Pour la société mise en cause, l’exposition avait pour objet d’élargir le champ de la connaissance, notamment grâce aux techniques modernes, en la rendant accessible au grand public de plus en plus curieux et soucieux d’accroître son niveau de connaissances. Un parallèle avec les momies a été fait et pour celle-ci aucune différence objective ne peut « être faite entre l’exposition de la momie d’un homme qui, en considération de l’essence même du rite de la momification, n’a jamais donné son consentement à l’utilisation de son cadavre et celle, comme en l’espèce, d’un corps donné à voir au public a des fins artistiques, scientifiques et éducatives ».

Après un passage par la cour d’appel, c’est la Cour de cassation qui a eu à se prononcer sur cette affaire (pourvoi no 09-67456), le 16 septembre 2010. Plutôt que de s’intéresser aux momies ou à la licéité, la Cour en est restée au respect du code civil. Pour elle, « aux termes de l’article 16-1-1, alinéa 2, du code civil, les restes des personnes décédées doivent être traités avec respect, dignité et décence », cette exposition de cadavres à des fins commerciales méconnaissait donc bien cette exigence.

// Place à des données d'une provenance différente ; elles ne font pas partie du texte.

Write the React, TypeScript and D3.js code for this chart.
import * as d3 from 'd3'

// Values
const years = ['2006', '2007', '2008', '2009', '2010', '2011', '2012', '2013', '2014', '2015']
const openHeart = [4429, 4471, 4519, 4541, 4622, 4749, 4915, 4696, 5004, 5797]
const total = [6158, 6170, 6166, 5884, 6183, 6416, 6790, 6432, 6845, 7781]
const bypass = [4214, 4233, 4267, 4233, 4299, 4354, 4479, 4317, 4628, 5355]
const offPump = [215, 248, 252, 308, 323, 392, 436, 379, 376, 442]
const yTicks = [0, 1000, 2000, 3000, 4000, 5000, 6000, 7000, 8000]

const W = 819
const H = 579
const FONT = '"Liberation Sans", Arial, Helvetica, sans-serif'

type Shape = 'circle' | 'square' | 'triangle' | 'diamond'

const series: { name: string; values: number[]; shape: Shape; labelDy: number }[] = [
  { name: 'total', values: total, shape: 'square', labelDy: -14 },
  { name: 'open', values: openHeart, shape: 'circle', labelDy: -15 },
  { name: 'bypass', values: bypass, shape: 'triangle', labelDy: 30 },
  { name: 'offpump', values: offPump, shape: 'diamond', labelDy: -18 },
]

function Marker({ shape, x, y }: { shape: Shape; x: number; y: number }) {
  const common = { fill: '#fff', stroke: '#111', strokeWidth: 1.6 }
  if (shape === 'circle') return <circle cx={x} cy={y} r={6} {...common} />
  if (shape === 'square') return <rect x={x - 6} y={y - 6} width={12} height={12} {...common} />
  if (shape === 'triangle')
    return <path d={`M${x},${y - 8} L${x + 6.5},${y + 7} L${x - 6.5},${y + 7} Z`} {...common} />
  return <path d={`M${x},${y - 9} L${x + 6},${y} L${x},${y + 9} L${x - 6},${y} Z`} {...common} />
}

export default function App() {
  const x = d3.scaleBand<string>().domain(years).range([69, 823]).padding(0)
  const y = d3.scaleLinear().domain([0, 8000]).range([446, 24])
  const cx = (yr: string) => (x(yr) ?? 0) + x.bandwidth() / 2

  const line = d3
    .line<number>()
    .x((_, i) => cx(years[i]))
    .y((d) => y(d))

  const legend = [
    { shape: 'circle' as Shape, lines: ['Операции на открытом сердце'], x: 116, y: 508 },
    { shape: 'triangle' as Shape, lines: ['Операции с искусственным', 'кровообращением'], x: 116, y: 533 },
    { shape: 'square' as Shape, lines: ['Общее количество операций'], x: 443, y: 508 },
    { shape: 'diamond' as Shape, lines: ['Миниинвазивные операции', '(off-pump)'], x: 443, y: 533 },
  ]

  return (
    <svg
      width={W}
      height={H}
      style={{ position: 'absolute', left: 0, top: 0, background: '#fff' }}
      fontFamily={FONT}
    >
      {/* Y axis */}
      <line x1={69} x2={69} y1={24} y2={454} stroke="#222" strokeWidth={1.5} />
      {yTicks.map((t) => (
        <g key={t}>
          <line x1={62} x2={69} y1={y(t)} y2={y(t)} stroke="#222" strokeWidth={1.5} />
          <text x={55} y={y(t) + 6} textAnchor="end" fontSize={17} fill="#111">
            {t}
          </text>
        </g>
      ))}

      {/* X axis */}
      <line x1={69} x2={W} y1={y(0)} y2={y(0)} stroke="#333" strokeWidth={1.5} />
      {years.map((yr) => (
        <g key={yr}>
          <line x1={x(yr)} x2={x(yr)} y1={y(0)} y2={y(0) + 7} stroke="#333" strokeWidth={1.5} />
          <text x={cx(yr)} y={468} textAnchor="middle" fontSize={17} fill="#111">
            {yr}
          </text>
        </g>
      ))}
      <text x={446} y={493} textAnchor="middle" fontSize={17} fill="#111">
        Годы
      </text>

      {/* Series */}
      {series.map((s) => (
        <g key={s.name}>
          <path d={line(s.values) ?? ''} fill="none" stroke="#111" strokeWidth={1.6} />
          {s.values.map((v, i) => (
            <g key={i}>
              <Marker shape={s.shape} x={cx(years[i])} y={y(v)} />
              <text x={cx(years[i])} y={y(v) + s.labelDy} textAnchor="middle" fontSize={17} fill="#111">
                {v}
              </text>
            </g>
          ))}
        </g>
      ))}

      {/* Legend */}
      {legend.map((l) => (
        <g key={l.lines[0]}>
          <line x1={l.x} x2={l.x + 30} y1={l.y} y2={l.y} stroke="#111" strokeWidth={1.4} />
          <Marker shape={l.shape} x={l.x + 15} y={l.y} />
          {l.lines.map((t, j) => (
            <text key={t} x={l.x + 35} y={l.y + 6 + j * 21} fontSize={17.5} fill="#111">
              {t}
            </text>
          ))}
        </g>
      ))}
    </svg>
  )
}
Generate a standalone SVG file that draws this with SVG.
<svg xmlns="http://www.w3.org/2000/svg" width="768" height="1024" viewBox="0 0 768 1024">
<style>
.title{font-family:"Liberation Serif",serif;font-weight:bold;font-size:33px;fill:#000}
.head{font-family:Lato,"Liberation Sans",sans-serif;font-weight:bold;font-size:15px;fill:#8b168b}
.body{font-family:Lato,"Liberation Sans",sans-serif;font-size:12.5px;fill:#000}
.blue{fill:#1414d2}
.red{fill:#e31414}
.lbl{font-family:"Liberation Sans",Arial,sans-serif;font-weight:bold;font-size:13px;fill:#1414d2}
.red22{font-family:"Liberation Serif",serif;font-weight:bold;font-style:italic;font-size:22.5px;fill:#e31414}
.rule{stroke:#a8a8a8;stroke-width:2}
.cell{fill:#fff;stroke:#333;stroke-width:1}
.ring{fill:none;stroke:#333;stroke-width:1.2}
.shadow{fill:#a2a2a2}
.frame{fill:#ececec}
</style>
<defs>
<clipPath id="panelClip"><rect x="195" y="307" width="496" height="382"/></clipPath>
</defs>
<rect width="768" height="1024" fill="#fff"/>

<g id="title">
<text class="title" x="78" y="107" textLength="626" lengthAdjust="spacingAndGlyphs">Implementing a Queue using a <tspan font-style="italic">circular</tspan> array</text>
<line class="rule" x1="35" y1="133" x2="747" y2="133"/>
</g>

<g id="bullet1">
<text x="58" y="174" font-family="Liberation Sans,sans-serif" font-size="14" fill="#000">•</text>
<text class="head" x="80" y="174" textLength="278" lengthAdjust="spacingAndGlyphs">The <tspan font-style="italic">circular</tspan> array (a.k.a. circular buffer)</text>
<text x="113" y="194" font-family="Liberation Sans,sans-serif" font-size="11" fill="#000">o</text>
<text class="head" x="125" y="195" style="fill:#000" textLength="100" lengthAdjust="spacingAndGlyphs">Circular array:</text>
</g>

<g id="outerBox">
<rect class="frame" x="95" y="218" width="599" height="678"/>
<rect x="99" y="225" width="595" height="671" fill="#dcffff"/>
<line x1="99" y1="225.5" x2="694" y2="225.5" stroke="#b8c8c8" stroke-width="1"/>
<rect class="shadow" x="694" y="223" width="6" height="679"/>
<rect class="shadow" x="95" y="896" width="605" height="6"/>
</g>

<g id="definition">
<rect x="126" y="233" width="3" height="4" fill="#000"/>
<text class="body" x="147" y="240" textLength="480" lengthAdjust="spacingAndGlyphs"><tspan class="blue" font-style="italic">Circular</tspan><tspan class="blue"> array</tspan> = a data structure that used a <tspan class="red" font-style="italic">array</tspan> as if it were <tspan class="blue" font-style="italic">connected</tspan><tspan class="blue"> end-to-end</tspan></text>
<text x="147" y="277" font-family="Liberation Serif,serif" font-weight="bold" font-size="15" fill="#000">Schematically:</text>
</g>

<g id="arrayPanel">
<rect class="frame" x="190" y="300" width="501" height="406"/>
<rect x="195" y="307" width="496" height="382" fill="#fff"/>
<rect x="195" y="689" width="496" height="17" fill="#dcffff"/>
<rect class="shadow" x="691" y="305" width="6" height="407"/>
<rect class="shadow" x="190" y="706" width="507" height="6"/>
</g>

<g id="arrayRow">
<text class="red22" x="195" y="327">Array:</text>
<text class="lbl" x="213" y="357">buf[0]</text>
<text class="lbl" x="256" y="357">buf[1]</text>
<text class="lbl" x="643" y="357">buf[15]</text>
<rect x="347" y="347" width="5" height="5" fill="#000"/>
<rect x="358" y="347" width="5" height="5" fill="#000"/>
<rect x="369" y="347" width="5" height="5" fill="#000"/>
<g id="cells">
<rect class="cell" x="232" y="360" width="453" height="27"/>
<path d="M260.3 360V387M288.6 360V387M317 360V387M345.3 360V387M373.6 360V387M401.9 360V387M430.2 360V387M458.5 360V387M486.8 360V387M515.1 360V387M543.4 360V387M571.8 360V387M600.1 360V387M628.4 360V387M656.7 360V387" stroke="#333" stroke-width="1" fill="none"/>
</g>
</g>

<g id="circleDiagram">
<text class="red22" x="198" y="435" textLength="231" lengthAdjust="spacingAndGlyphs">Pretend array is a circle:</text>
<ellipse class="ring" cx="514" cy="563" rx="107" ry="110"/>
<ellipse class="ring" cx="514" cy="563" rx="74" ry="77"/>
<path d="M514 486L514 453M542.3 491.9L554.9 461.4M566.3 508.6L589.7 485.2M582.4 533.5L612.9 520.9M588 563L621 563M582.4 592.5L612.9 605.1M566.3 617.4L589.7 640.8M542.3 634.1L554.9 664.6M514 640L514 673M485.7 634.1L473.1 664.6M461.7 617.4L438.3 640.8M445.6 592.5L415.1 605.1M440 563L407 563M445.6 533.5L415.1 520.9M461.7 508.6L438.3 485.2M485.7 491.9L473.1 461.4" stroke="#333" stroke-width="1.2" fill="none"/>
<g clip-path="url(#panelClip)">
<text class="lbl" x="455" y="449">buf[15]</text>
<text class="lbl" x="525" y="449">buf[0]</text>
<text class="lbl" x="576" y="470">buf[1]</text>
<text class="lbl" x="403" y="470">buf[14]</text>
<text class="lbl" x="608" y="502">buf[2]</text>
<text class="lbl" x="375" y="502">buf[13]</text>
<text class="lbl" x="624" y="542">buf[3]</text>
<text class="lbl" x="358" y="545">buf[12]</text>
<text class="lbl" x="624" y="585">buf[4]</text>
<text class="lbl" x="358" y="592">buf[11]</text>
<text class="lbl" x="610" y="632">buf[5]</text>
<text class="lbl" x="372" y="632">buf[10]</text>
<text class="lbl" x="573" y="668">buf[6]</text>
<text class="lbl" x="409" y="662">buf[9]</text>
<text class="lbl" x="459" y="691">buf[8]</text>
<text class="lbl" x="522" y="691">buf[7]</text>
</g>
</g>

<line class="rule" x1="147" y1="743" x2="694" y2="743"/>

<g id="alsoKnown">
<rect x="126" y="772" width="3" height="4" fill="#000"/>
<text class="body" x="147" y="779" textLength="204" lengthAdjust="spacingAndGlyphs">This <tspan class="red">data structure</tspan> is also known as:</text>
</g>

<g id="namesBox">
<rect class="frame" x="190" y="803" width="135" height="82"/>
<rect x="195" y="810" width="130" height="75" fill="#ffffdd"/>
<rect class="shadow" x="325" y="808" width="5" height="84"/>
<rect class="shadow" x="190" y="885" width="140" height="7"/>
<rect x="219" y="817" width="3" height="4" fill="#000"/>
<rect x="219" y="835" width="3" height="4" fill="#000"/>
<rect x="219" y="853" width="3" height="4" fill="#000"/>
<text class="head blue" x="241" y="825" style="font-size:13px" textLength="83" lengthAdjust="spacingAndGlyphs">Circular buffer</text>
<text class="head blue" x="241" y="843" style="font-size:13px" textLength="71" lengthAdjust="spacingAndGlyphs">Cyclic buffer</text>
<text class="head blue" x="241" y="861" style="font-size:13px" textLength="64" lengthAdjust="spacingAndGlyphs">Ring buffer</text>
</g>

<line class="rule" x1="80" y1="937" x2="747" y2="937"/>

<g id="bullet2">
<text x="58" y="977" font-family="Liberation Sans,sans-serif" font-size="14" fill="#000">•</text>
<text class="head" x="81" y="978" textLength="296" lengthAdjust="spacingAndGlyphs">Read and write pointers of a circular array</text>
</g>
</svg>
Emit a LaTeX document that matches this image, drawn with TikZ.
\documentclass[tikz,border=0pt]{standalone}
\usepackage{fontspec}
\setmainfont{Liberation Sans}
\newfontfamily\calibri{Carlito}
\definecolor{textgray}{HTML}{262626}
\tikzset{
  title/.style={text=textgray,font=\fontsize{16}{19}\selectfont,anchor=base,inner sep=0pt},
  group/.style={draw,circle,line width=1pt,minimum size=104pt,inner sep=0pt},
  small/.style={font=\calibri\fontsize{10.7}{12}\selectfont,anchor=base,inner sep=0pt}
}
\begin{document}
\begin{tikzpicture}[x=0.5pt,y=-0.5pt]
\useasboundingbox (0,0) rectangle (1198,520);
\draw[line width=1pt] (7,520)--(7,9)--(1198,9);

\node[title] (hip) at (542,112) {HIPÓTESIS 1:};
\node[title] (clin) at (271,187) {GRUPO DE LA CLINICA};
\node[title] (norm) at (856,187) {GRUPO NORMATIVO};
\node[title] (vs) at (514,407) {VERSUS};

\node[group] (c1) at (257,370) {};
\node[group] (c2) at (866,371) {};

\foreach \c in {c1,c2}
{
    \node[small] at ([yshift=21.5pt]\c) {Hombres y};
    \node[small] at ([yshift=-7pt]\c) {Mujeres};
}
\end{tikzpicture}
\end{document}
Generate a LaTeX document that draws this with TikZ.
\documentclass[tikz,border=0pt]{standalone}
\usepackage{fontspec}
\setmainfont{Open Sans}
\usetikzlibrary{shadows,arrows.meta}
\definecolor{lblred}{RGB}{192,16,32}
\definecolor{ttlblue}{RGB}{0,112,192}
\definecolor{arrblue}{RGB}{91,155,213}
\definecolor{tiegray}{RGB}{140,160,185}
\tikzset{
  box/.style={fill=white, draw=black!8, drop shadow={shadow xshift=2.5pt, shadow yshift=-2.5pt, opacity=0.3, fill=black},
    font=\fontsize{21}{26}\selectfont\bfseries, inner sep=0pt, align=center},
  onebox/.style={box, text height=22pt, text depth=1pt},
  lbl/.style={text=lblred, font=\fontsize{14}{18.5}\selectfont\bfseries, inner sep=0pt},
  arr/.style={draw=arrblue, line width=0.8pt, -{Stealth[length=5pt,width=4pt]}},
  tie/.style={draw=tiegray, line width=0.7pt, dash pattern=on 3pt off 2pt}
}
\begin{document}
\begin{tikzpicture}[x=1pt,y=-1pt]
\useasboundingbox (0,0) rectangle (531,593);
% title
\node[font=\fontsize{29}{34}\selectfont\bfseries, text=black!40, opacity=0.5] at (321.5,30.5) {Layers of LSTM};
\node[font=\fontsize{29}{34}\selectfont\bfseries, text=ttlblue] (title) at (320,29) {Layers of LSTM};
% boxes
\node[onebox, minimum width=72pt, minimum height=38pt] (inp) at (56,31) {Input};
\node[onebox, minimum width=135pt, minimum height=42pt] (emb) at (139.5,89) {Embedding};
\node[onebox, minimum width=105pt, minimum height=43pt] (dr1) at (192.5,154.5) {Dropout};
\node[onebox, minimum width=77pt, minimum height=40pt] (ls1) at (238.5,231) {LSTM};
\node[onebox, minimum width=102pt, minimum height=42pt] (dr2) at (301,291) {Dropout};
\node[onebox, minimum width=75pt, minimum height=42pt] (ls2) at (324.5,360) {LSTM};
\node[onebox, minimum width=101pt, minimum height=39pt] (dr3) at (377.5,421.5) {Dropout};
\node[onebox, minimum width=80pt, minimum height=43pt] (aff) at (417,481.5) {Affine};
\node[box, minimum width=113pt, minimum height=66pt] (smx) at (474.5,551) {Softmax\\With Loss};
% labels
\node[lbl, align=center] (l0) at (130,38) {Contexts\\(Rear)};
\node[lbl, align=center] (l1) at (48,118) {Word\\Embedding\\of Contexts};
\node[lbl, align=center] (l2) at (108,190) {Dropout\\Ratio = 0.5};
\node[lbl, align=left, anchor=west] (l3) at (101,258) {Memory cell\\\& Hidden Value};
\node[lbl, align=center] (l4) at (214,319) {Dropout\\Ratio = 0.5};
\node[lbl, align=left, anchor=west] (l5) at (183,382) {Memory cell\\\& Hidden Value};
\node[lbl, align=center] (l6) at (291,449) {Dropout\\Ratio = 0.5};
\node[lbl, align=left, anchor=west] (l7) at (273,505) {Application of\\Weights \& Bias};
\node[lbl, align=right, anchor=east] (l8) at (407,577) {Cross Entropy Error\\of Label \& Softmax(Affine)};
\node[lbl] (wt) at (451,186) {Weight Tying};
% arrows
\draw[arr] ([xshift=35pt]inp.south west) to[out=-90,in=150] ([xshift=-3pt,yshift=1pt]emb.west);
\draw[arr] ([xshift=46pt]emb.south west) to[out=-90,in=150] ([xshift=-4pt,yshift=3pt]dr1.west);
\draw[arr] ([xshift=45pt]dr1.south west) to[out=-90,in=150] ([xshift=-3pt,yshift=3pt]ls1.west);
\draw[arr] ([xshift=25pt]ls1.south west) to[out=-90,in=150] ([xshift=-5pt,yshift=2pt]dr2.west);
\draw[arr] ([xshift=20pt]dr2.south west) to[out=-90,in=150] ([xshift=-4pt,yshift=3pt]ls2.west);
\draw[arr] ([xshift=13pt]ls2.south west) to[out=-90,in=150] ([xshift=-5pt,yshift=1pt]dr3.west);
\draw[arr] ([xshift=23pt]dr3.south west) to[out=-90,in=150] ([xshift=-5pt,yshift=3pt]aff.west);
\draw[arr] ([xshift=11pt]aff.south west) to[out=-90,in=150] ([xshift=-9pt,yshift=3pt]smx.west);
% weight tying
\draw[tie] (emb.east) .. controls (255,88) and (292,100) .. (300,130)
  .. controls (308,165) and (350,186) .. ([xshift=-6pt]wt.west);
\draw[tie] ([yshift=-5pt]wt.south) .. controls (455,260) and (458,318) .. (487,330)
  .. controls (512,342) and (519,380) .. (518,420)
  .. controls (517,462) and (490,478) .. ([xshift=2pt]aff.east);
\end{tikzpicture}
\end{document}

Le même jour, le comité consultatif national d’éthique (CCNE) pour les sciences de la vie et de la santé a rendu public son avis no 111 sur les problèmes éthiques posés par l’utilisation des cadavres à des fins de conservation ou d’exposition muséale. Pour ce comité : « Le consentement d’une personne à donner son corps à la science après son décès (pour des raisons anatomiques et pédagogiques) ne saurait être confondu avec un cautionnement de sa mise en scène post-mortem à des fins commerciales. Il n’y a pas d’éthique sans consentement mais le consentement ne suffit pas à donner à une action sa légitimité éthique. La dignité du défunt vaut d’être prise en considération.[…]
La mise en avant d’une visée soi-disant anatomique et pédagogique peut s’interpréter comme une tentative de minimisation de la dimension lucrative et médiatique de ce type d’exposition. Elle constitue une forme d’exploitation du corps des morts à visée commerciale qui contrevient à l’esprit de la loi française.
La régulation des pratiques en matière d’exposition du corps des morts doit intervenir autant dans le domaine des expositions publiques que privées. Si l’utilisation des corps au motif d’un prélèvement d’organes ou d’une autopsie est indispensable et répond à des attentes sociales fortes et légitimes, en revanche, à quelque degré que ce soit, l’exhibition du corps d’un mort relève d’une tradition révolue. »
Si cet avis est tranché pour ce qui est de la plastination, des têtes maories ou des ossements préhistoriques, il semble beaucoup plus évasif concernant les momies conservées au Louvre. Si le peuple égyptien demandait leur restitution pour pouvoir les replacer dans des sépultures, et non pour les exposer dans un musée, on voit mal les arguments que pourraient invoquer le musée ou les autorités de tutelle pour refuser à la lecture de l’avis du CCNE.

Une chose est sûre : les cadavres plastinés ne sont pas près de trouver le repos en France.